• EXTRACTED DATA:
□ □ □ □ □

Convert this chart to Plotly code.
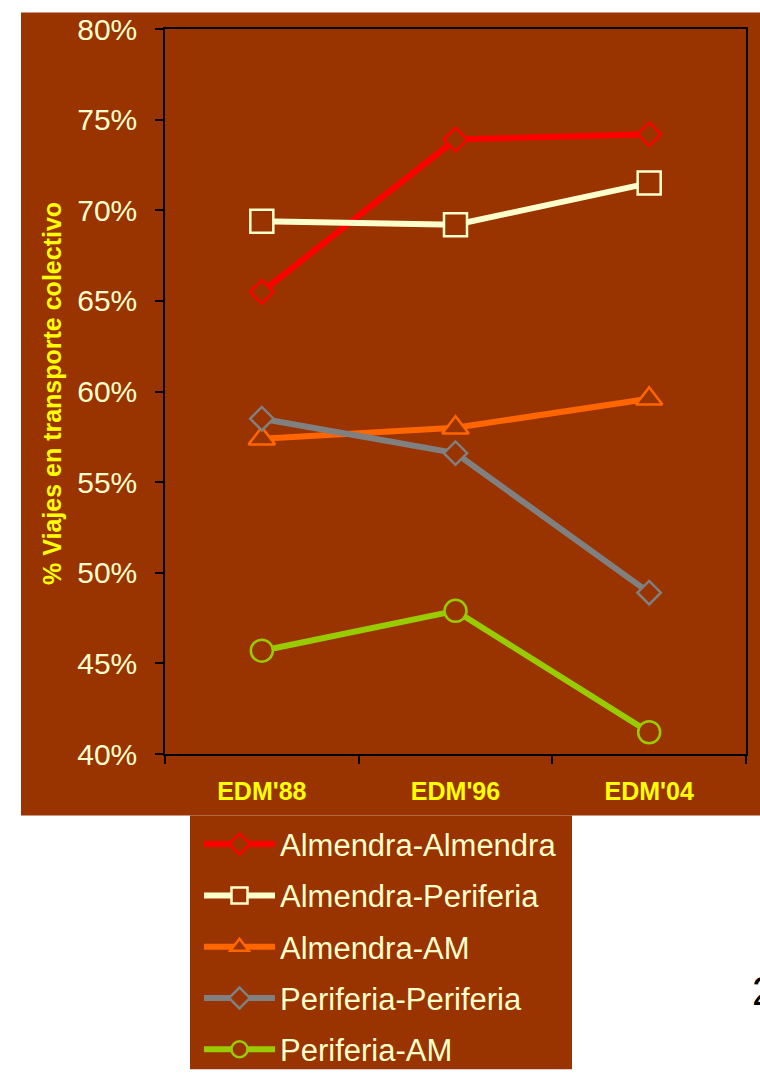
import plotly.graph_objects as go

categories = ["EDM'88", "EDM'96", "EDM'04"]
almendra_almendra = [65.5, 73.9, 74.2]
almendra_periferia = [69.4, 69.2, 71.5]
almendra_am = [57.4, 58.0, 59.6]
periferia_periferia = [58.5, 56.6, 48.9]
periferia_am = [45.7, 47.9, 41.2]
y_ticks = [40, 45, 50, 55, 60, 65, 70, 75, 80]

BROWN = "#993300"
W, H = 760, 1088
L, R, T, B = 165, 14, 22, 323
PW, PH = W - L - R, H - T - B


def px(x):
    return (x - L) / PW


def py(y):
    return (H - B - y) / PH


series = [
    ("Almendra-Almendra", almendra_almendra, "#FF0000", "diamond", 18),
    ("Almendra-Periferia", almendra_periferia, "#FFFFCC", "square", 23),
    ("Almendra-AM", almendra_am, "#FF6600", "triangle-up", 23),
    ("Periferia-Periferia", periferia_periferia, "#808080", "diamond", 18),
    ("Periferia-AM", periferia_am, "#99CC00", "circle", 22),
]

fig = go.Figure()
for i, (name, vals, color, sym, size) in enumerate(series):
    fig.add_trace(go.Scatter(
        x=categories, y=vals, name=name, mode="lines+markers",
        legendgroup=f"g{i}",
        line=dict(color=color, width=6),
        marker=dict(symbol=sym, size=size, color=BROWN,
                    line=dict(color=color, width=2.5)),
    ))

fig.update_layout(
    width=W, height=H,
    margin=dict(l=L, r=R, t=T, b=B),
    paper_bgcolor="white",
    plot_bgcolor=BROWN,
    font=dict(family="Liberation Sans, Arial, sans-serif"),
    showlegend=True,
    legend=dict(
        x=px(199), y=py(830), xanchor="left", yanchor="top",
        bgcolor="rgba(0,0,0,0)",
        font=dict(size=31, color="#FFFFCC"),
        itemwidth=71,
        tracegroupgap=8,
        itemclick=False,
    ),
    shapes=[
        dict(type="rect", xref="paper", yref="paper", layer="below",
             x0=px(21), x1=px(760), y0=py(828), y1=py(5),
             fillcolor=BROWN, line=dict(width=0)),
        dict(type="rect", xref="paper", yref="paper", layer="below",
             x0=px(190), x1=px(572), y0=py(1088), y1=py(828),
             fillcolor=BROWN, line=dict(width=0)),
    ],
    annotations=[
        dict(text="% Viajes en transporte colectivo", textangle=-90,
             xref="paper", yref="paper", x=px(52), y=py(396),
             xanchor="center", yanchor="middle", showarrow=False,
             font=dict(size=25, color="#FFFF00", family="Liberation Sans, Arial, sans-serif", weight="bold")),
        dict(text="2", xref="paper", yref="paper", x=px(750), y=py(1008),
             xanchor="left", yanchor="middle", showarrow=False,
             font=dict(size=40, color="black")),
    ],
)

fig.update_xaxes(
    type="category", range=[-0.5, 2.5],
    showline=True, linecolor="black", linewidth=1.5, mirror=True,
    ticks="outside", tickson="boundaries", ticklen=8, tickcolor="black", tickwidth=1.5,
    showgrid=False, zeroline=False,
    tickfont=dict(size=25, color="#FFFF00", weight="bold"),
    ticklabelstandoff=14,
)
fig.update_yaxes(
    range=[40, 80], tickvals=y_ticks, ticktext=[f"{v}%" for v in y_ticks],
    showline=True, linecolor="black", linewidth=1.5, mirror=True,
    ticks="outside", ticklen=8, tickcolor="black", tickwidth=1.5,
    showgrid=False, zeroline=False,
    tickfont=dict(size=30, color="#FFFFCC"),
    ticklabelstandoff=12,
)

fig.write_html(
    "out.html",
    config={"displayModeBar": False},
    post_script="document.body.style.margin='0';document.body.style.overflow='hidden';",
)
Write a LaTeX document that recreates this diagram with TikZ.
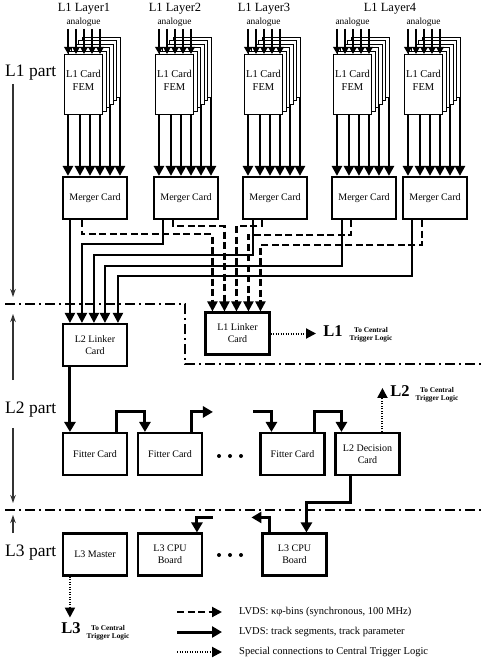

□ □ □ □ □

• WHAT YOU SHOULD DO:
Your copy of the data above should match it exactly, except that pictures are left out.

• RESULT OF THE EXERCISE:
Convert this chart to Plotly code.
import plotly.graph_objects as go

categories = ["EDM'88", "EDM'96", "EDM'04"]
almendra_almendra = [65.5, 73.9, 74.2]
almendra_periferia = [69.4, 69.2, 71.5]
almendra_am = [57.4, 58.0, 59.6]
periferia_periferia = [58.5, 56.6, 48.9]
periferia_am = [45.7, 47.9, 41.2]
y_ticks = [40, 45, 50, 55, 60, 65, 70, 75, 80]

BROWN = "#993300"
W, H = 760, 1088
L, R, T, B = 165, 14, 22, 323
PW, PH = W - L - R, H - T - B


def px(x):
    return (x - L) / PW


def py(y):
    return (H - B - y) / PH


series = [
    ("Almendra-Almendra", almendra_almendra, "#FF0000", "diamond", 18),
    ("Almendra-Periferia", almendra_periferia, "#FFFFCC", "square", 23),
    ("Almendra-AM", almendra_am, "#FF6600", "triangle-up", 23),
    ("Periferia-Periferia", periferia_periferia, "#808080", "diamond", 18),
    ("Periferia-AM", periferia_am, "#99CC00", "circle", 22),
]

fig = go.Figure()
for i, (name, vals, color, sym, size) in enumerate(series):
    fig.add_trace(go.Scatter(
        x=categories, y=vals, name=name, mode="lines+markers",
        legendgroup=f"g{i}",
        line=dict(color=color, width=6),
        marker=dict(symbol=sym, size=size, color=BROWN,
                    line=dict(color=color, width=2.5)),
    ))

fig.update_layout(
    width=W, height=H,
    margin=dict(l=L, r=R, t=T, b=B),
    paper_bgcolor="white",
    plot_bgcolor=BROWN,
    font=dict(family="Liberation Sans, Arial, sans-serif"),
    showlegend=True,
    legend=dict(
        x=px(199), y=py(830), xanchor="left", yanchor="top",
        bgcolor="rgba(0,0,0,0)",
        font=dict(size=31, color="#FFFFCC"),
        itemwidth=71,
        tracegroupgap=8,
        itemclick=False,
    ),
    shapes=[
        dict(type="rect", xref="paper", yref="paper", layer="below",
             x0=px(21), x1=px(760), y0=py(828), y1=py(5),
             fillcolor=BROWN, line=dict(width=0)),
        dict(type="rect", xref="paper", yref="paper", layer="below",
             x0=px(190), x1=px(572), y0=py(1088), y1=py(828),
             fillcolor=BROWN, line=dict(width=0)),
    ],
    annotations=[
        dict(text="% Viajes en transporte colectivo", textangle=-90,
             xref="paper", yref="paper", x=px(52), y=py(396),
             xanchor="center", yanchor="middle", showarrow=False,
             font=dict(size=25, color="#FFFF00", family="Liberation Sans, Arial, sans-serif", weight="bold")),
        dict(text="2", xref="paper", yref="paper", x=px(750), y=py(1008),
             xanchor="left", yanchor="middle", showarrow=False,
             font=dict(size=40, color="black")),
    ],
)

fig.update_xaxes(
    type="category", range=[-0.5, 2.5],
    showline=True, linecolor="black", linewidth=1.5, mirror=True,
    ticks="outside", tickson="boundaries", ticklen=8, tickcolor="black", tickwidth=1.5,
    showgrid=False, zeroline=False,
    tickfont=dict(size=25, color="#FFFF00", weight="bold"),
    ticklabelstandoff=14,
)
fig.update_yaxes(
    range=[40, 80], tickvals=y_ticks, ticktext=[f"{v}%" for v in y_ticks],
    showline=True, linecolor="black", linewidth=1.5, mirror=True,
    ticks="outside", ticklen=8, tickcolor="black", tickwidth=1.5,
    showgrid=False, zeroline=False,
    tickfont=dict(size=30, color="#FFFFCC"),
    ticklabelstandoff=12,
)

fig.write_html(
    "out.html",
    config={"displayModeBar": False},
    post_script="document.body.style.margin='0';document.body.style.overflow='hidden';",
)
Write a LaTeX document that recreates this diagram with TikZ.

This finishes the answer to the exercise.